__PROBLEM STATEMENT__:
Pictures stay out of this copy, which runs from the first line of the material through the line containing "mg_shift = [-55, -27, -27, -27, -27, -27, -27]".

__INPUT__:
# # # #

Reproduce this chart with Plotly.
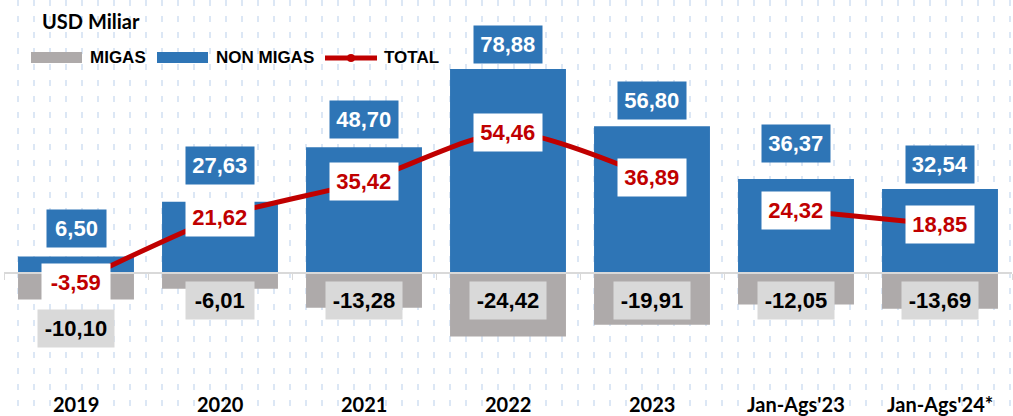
import plotly.graph_objects as go

# data (USD miliar)
categories = ["2019", "2020", "2021", "2022", "2023", "Jan-Ags'23", "Jan-Ags'24*"]
migas = [-10.10, -6.01, -13.28, -24.42, -19.91, -12.05, -13.69]
non_migas = [6.50, 27.63, 48.70, 78.88, 56.80, 36.37, 32.54]
total = [-3.59, 21.62, 35.42, 54.46, 36.89, 24.32, 18.85]

BLUE = '#2E75B6'
GREY = '#AEAAAA'
RED = '#C00000'
NARROW = 'Liberation Sans Narrow, Liberation Sans, Arial, sans-serif'
W, H = 1013, 416
ML, MR = 4, 1
Y_RANGE = [-55.1, 105.5]


def fmt(v):
    return f'{v:.2f}'.replace('.', ',')


def px_x(px):
    return (px - ML) / (W - ML - MR)


def px_y(py):
    return 1 - py / H


fig = go.Figure()

fig.add_trace(go.Bar(x=categories, y=migas, name='MIGAS',
                     marker=dict(color=GREY, line=dict(width=0))))
fig.add_trace(go.Bar(x=categories, y=non_migas, name='NON MIGAS',
                     marker=dict(color=BLUE, line=dict(width=0))))

# total line: years and the Jan-Ags pair are drawn apart
for sl in (slice(0, 5), slice(5, 7)):
    fig.add_trace(go.Scatter(
        x=categories[sl], y=total[sl], mode='lines',
        line=dict(color=RED, width=5, shape='spline', smoothing=0.7),
        showlegend=False, hoverinfo='skip'
    ))

# label placement (px shifts)
nm_shift = [28, 36, 28, 24, 26, 36, 24]
mg_shift = [-55, -27, -27, -27, -27, -27, -27]

annotations = []
for i, c in enumerate(categories):
    for val, y, shift, fg, bg in (
        (non_migas[i], non_migas[i], nm_shift[i], 'white', BLUE),
        (migas[i], 0, mg_shift[i], 'black', '#D9D9D9'),
        (total[i], total[i], 0, RED, 'white'),
    ):
        txt = fmt(val)
        annotations.append(dict(
            x=i, y=y, yshift=shift, text=f'<b>{txt}</b>', showarrow=False,
            font=dict(family=NARROW, size=22, color=fg),
            bgcolor=bg, borderpad=4, width=len(txt) * 8.5 + 17, height=29,
            xanchor='center', yanchor='middle'
        ))
    annotations.append(dict(
        x=i, y=px_y(404), yref='paper', text=f'<b>{c}</b>', showarrow=False,
        font=dict(family='Lato, sans-serif', size=20, color='black'),
        xanchor='center', yanchor='middle'
    ))

annotations.append(dict(
    x=px_x(40), y=px_y(21), xref='paper', yref='paper', text='<b>USD Miliar</b>',
    showarrow=False, xanchor='left', yanchor='middle',
    font=dict(family='Lato, sans-serif', size=20, color='black')
))

# legend drawn by hand to get the wide swatches
shapes = []
legend_items = [('MIGAS', GREY, 31, 'bar'), ('NON MIGAS', BLUE, 157, 'bar'), ('TOTAL', RED, 325, 'line')]
for label, col, x0, kind in legend_items:
    if kind == 'bar':
        shapes.append(dict(type='rect', xref='paper', yref='paper',
                           x0=px_x(x0), x1=px_x(x0 + 51), y0=px_y(63), y1=px_y(52),
                           fillcolor=col, line=dict(width=0)))
    else:
        shapes.append(dict(type='line', xref='paper', yref='paper',
                           x0=px_x(x0), x1=px_x(x0 + 52), y0=px_y(58), y1=px_y(58),
                           line=dict(color=col, width=5)))
        shapes.append(dict(type='circle', xref='paper', yref='paper',
                           x0=px_x(x0 + 22), x1=px_x(x0 + 30), y0=px_y(62), y1=px_y(54),
                           fillcolor=col, line=dict(width=0)))
    annotations.append(dict(
        x=px_x(x0 + 57), y=px_y(58), xref='paper', yref='paper', text=f'<b>{label}</b>',
        showarrow=False, xanchor='left', yanchor='middle',
        font=dict(family=NARROW, size=17, color='black')
    ))

zero_pos = (0 - Y_RANGE[0]) / (Y_RANGE[1] - Y_RANGE[0])

fig.update_layout(
    width=W, height=H,
    margin=dict(l=ML, r=MR, t=0, b=0),
    barmode='relative', bargap=0.195,
    plot_bgcolor='white', paper_bgcolor='white',
    showlegend=False,
    annotations=annotations, shapes=shapes,
    xaxis=dict(type='category', range=[-0.5, 6.5], showgrid=False,
               showline=True, linecolor='#D9D9D9', linewidth=2,
               ticks='outside', tickson='boundaries', ticklen=6, tickcolor='#D9D9D9',
               showticklabels=False, anchor='free', position=zero_pos),
    # faint dotted background texture
    xaxis2=dict(overlaying='x', range=[ML, W - MR], tick0=2, dtick=16,
                showgrid=True, gridcolor='#DCE7F5', gridwidth=2, griddash='6px,10px',
                showticklabels=False, zeroline=False, showline=False),
    yaxis=dict(range=Y_RANGE, visible=False, showgrid=False, zeroline=False),
)
# attach an invisible trace so xaxis2 is drawn
fig.add_trace(go.Scatter(x=[ML], y=[0], xaxis='x2', mode='markers',
                         marker=dict(opacity=0), showlegend=False, hoverinfo='skip'))

fig.write_html("out.html", config={'displayModeBar': False},
               post_script="document.body.style.margin='0';")
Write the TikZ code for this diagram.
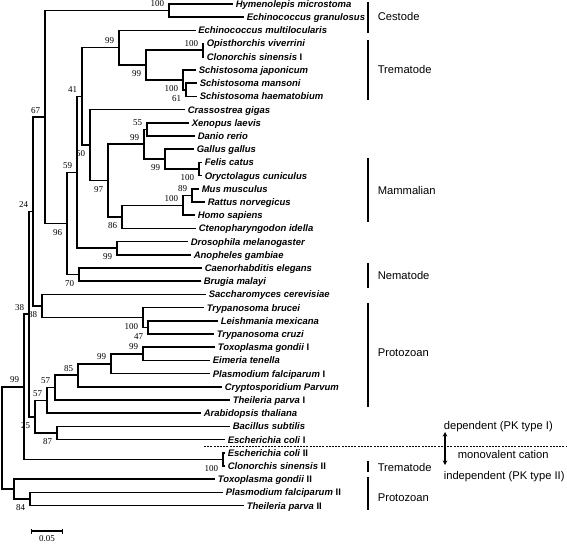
\documentclass[tikz,border=0pt]{standalone}
\usepackage{fontspec}
\setmainfont{Liberation Sans}
\newfontfamily\bootfont{Liberation Serif}
\usetikzlibrary{arrows.meta}
\begin{document}
\begin{tikzpicture}[x=1pt, y=-1pt, line width=1.6pt,
  tip/.style = {anchor=west, inner xsep=2pt, inner ysep=0pt, text height=6.8pt, text depth=0pt, font=\fontsize{9.5}{11}\selectfont\bfseries\itshape},
  bootup/.style = {anchor=south east, inner sep=0pt, xshift=-4pt, yshift=3pt, font=\bootfont\fontsize{9}{10}\selectfont},
  bootdn/.style = {anchor=north east, inner sep=0pt, xshift=-4pt, yshift=-5pt, font=\bootfont\fontsize{9}{10}\selectfont},
  group/.style = {anchor=west, inner sep=0pt, text height=8pt, text depth=0pt, font=\fontsize{11.2}{13}\selectfont},
  bar/.style = {line width=1.4pt}]
\useasboundingbox (0,0) rectangle (567,543);

\node[tip] (hym) at (233,4.0) {Hymenolepis microstoma};
\node[tip] (egr) at (244,17.2) {Echinococcus granulosus};
\node[tip] (emu) at (195.5,30.4) {Echinococcus multilocularis};
\node[tip] (opi) at (204,43.6) {Opisthorchis viverrini};
\node[tip] (cls1) at (204,56.8) {Clonorchis sinensis {\upshape I}};
\node[tip] (sja) at (196,70.0) {Schistosoma japonicum};
\node[tip] (sma) at (197,83.2) {Schistosoma mansoni};
\node[tip] (sha) at (197,96.4) {Schistosoma haematobium};
\node[tip] (cgi) at (185,109.6) {Crassostrea gigas};
\node[tip] (xla) at (189,122.8) {Xenopus laevis};
\node[tip] (dre) at (195,136.0) {Danio rerio};
\node[tip] (gga) at (194,149.2) {Gallus gallus};
\node[tip] (fca) at (202,162.4) {Felis catus};
\node[tip] (ocu) at (202,175.6) {Oryctolagus cuniculus};
\node[tip] (mmu) at (199,188.8) {Mus musculus};
\node[tip] (rno) at (205,202.0) {Rattus norvegicus};
\node[tip] (hsa) at (195,215.2) {Homo sapiens};
\node[tip] (cid) at (196,228.4) {Ctenopharyngodon idella};
\node[tip] (dme) at (188,241.6) {Drosophila melanogaster};
\node[tip] (aga) at (191,254.8) {Anopheles gambiae};
\node[tip] (cel) at (202,268.0) {Caenorhabditis elegans};
\node[tip] (bma) at (201,281.2) {Brugia malayi};
\node[tip] (sce) at (206,294.4) {Saccharomyces cerevisiae};
\node[tip] (tbr) at (204,307.6) {Trypanosoma brucei};
\node[tip] (lme) at (218,320.8) {Leishmania mexicana};
\node[tip] (tcr) at (214,334.0) {Trypanosoma cruzi};
\node[tip] (tgo1) at (215,347.2) {Toxoplasma gondii {\upshape I}};
\node[tip] (ete) at (210,360.4) {Eimeria tenella};
\node[tip] (pfa1) at (210,373.6) {Plasmodium falciparum {\upshape I}};
\node[tip] (cpa) at (222,386.8) {Cryptosporidium Parvum};
\node[tip] (tpa1) at (230,400.0) {Theileria parva {\upshape I}};
\node[tip] (ath) at (201,413.2) {Arabidopsis thaliana};
\node[tip] (bsu) at (230,426.4) {Bacillus subtilis};
\node[tip] (eco1) at (225,439.6) {Escherichia coli {\upshape I}};
\node[tip] (eco2) at (225,452.8) {Escherichia coli {\upshape II}};
\node[tip] (cls2) at (225,466.0) {Clonorchis sinensis {\upshape II}};
\node[tip] (tgo2) at (215,479.2) {Toxoplasma gondii {\upshape II}};
\node[tip] (pfa2) at (223,492.4) {Plasmodium falciparum {\upshape II}};
\node[tip] (tpa2) at (244,505.6) {Theileria parva {\upshape II}};

\coordinate (root) at (2,437.9);
\coordinate (n99r) at (24,386.75);
\coordinate (n38) at (29,314.1);
\coordinate (n24) at (33,211.5);
\coordinate (n67) at (45,117.0);
\coordinate (nces) at (169,10.6);
\coordinate (n96) at (67,223.45);
\coordinate (n59) at (77,172.3);
\coordinate (n41) at (82,96.4);
\coordinate (n99a) at (119,47.7);
\coordinate (n99b) at (146,65.05);
\coordinate (nopi) at (203,50.2);
\coordinate (nsch) at (183,79.9);
\coordinate (nsm) at (186,89.8);
\coordinate (n50) at (90,145.1);
\coordinate (n97) at (108,180.55);
\coordinate (n99x) at (144,144.25);
\coordinate (n55) at (147,129.4);
\coordinate (n99g) at (165,159.1);
\coordinate (nfel) at (199,169.0);
\coordinate (n86) at (122,216.85);
\coordinate (nhom) at (183,205.3);
\coordinate (n89) at (192,195.4);
\coordinate (n99d) at (117,248.2);
\coordinate (n70) at (79,274.6);
\coordinate (n88) at (42,305.95);
\coordinate (ntr) at (143,317.5);
\coordinate (n47) at (148,327.4);
\coordinate (n25) at (35,416.7);
\coordinate (n57a) at (47,400.4);
\coordinate (n57b) at (55,387.6);
\coordinate (n85) at (78,375.25);
\coordinate (n99t) at (111,363.7);
\coordinate (n99e) at (143,353.8);
\coordinate (n87) at (57,433.0);
\coordinate (necl) at (223,459.4);
\coordinate (n84) at (14,489.1);
\coordinate (npl) at (30,499.0);

\draw (root) |- (n99r); \draw (root) |- (n84);
\draw (n99r) |- (n38); \draw (n99r) |- (necl);
\draw (n38) |- (n24); \draw (n38) |- (n25);
\draw (n24) |- (n67); \draw (n24) |- (n88);
\draw (n67) |- (nces); \draw (n67) |- (n96);
\draw (nces) |- (hym); \draw (nces) |- (egr);
\draw (n96) |- (n59); \draw (n96) |- (n70);
\draw (n59) |- (n41); \draw (n59) |- (n99d);
\draw (n41) |- (n99a); \draw (n41) |- (n50);
\draw (n99a) |- (emu); \draw (n99a) |- (n99b);
\draw (n99b) |- (nopi); \draw (n99b) |- (nsch);
\draw (nopi) |- (opi); \draw (nopi) |- (cls1);
\draw (nsch) |- (sja); \draw (nsch) |- (nsm);
\draw (nsm) |- (sma); \draw (nsm) |- (sha);
\draw (n50) |- (cgi); \draw (n50) |- (n97);
\draw (n97) |- (n99x); \draw (n97) |- (n86);
\draw (n99x) |- (n55); \draw (n99x) |- (n99g);
\draw (n55) |- (xla); \draw (n55) |- (dre);
\draw (n99g) |- (gga); \draw (n99g) |- (nfel);
\draw (nfel) |- (fca); \draw (nfel) |- (ocu);
\draw (n86) |- (nhom); \draw (n86) |- (cid);
\draw (nhom) |- (n89); \draw (nhom) |- (hsa);
\draw (n89) |- (mmu); \draw (n89) |- (rno);
\draw (n99d) |- (dme); \draw (n99d) |- (aga);
\draw (n70) |- (cel); \draw (n70) |- (bma);
\draw (n88) |- (sce); \draw (n88) |- (ntr);
\draw (ntr) |- (tbr); \draw (ntr) |- (n47);
\draw (n47) |- (lme); \draw (n47) |- (tcr);
\draw (n25) |- (n57a); \draw (n25) |- (n87);
\draw (n57a) |- (n57b); \draw (n57a) |- (ath);
\draw (n57b) |- (n85); \draw (n57b) |- (tpa1);
\draw (n85) |- (n99t); \draw (n85) |- (cpa);
\draw (n99t) |- (n99e); \draw (n99t) |- (pfa1);
\draw (n99e) |- (tgo1); \draw (n99e) |- (ete);
\draw (n87) |- (bsu); \draw (n87) |- (eco1);
\draw (necl) |- (eco2); \draw (necl) |- (cls2);
\draw (n84) |- (tgo2); \draw (n84) |- (npl);
\draw (npl) |- (pfa2); \draw (npl) |- (tpa2);

\node[bootup] (bces) at (nces) {100};
\node[bootup] (b99a) at (n99a) {99};
\node[bootdn] (b99b) at (n99b) {99};
\node[bootup] (bopi) at (nopi) {100};
\node[bootdn] (bsch) at (nsch) {100};
\node[bootdn] (bsm) at (nsm) {61};
\node[bootup] (b41) at (n41) {41};
\node[bootdn] (b50) at (n50) {50};
\node[bootdn] (b97) at (n97) {97};
\node[bootup] (b55) at (n55) {55};
\node[bootup] (b99x) at (n99x) {99};
\node[bootdn] (b99g) at (n99g) {99};
\node[bootdn] (bfel) at (nfel) {100};
\node[bootup] (b89) at (n89) {89};
\node[bootup] (bhom) at (nhom) {100};
\node[bootdn] (b86) at (n86) {86};
\node[bootup] (b59) at (n59) {59};
\node[bootdn] (b99d) at (n99d) {99};
\node[bootdn] (b96) at (n96) {96};
\node[bootdn] (b70) at (n70) {70};
\node[bootup] (b67) at (n67) {67};
\node[bootup] (b24) at (n24) {24};
\node[bootdn] (b88) at (n88) {88};
\node[bootdn] (btr) at (ntr) {100};
\node[bootdn] (b47) at (n47) {47};
\node[bootup] (b99e) at (n99e) {99};
\node[bootup] (b99t) at (n99t) {99};
\node[bootup] (b85) at (n85) {85};
\node[bootup] (b57b) at (n57b) {57};
\node[bootup] (b57a) at (n57a) {57};
\node[bootdn] (b25) at (n25) {25};
\node[bootdn] (b87) at (n87) {87};
\node[bootup] (b38) at (n38) {38};
\node[bootup] (b99r) at (n99r) {99};
\node[bootdn] (becl) at (necl) {100};
\node[bootdn] (bpl) at (npl) {84};

\draw[bar] (368,2) -- (368,33);
\node[group] (ces) at (377,17) {Cestode};
\draw[bar] (368,40) -- (368,100);
\node[group] (tre1) at (377,70) {Trematode};
\draw[bar] (368,158) -- (368,222);
\node[group] (mam) at (377,190) {Mammalian};
\draw[bar] (368,263) -- (368,288);
\node[group] (nem) at (377,275) {Nematode};
\draw[bar] (368,303) -- (368,407);
\node[group] (pro1) at (377,352) {Protozoan};
\draw[bar] (368,461) -- (368,472);
\node[group] (tre2) at (377,467) {Trematode};
\draw[bar] (368,477) -- (368,510);
\node[group] (pro2) at (377,497) {Protozoan};

\coordinate (dl) at (204,446);
\coordinate (dr) at (567,446);
\draw[line width=0.7pt, dash pattern=on 2pt off 1.2pt] (dl) -- (dr);
\coordinate (at) at (445,432);
\coordinate (ab) at (445,465);
\draw[line width=1.1pt, {Stealth[length=4.5pt,width=4.5pt]}-{Stealth[length=4.5pt,width=4.5pt]}] (at) -- (ab);
\node[group] (dep) at (443,425) {dependent (PK type I)};
\node[group] (mon) at (457,454) {monovalent cation};
\node[group] (ind) at (443,475) {independent (PK type II)};

\coordinate (sbl) at (31,531);
\coordinate (sbr) at (63,531);
\draw[line width=1.4pt, {Bar[width=5pt]}-{Bar[width=5pt]}] (sbl) -- (sbr);
\node[anchor=north, inner sep=0pt, font=\bootfont\fontsize{9}{10}\selectfont] (sb) at (47,534.5) {0.05};
\end{tikzpicture}
\end{document}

# # # #

__TASK SOLUTION__:
Reproduce this chart with Plotly.
import plotly.graph_objects as go

# data (USD miliar)
categories = ["2019", "2020", "2021", "2022", "2023", "Jan-Ags'23", "Jan-Ags'24*"]
migas = [-10.10, -6.01, -13.28, -24.42, -19.91, -12.05, -13.69]
non_migas = [6.50, 27.63, 48.70, 78.88, 56.80, 36.37, 32.54]
total = [-3.59, 21.62, 35.42, 54.46, 36.89, 24.32, 18.85]

BLUE = '#2E75B6'
GREY = '#AEAAAA'
RED = '#C00000'
NARROW = 'Liberation Sans Narrow, Liberation Sans, Arial, sans-serif'
W, H = 1013, 416
ML, MR = 4, 1
Y_RANGE = [-55.1, 105.5]


def fmt(v):
    return f'{v:.2f}'.replace('.', ',')


def px_x(px):
    return (px - ML) / (W - ML - MR)


def px_y(py):
    return 1 - py / H


fig = go.Figure()

fig.add_trace(go.Bar(x=categories, y=migas, name='MIGAS',
                     marker=dict(color=GREY, line=dict(width=0))))
fig.add_trace(go.Bar(x=categories, y=non_migas, name='NON MIGAS',
                     marker=dict(color=BLUE, line=dict(width=0))))

# total line: years and the Jan-Ags pair are drawn apart
for sl in (slice(0, 5), slice(5, 7)):
    fig.add_trace(go.Scatter(
        x=categories[sl], y=total[sl], mode='lines',
        line=dict(color=RED, width=5, shape='spline', smoothing=0.7),
        showlegend=False, hoverinfo='skip'
    ))

# label placement (px shifts)
nm_shift = [28, 36, 28, 24, 26, 36, 24]
mg_shift = [-55, -27, -27, -27, -27, -27, -27]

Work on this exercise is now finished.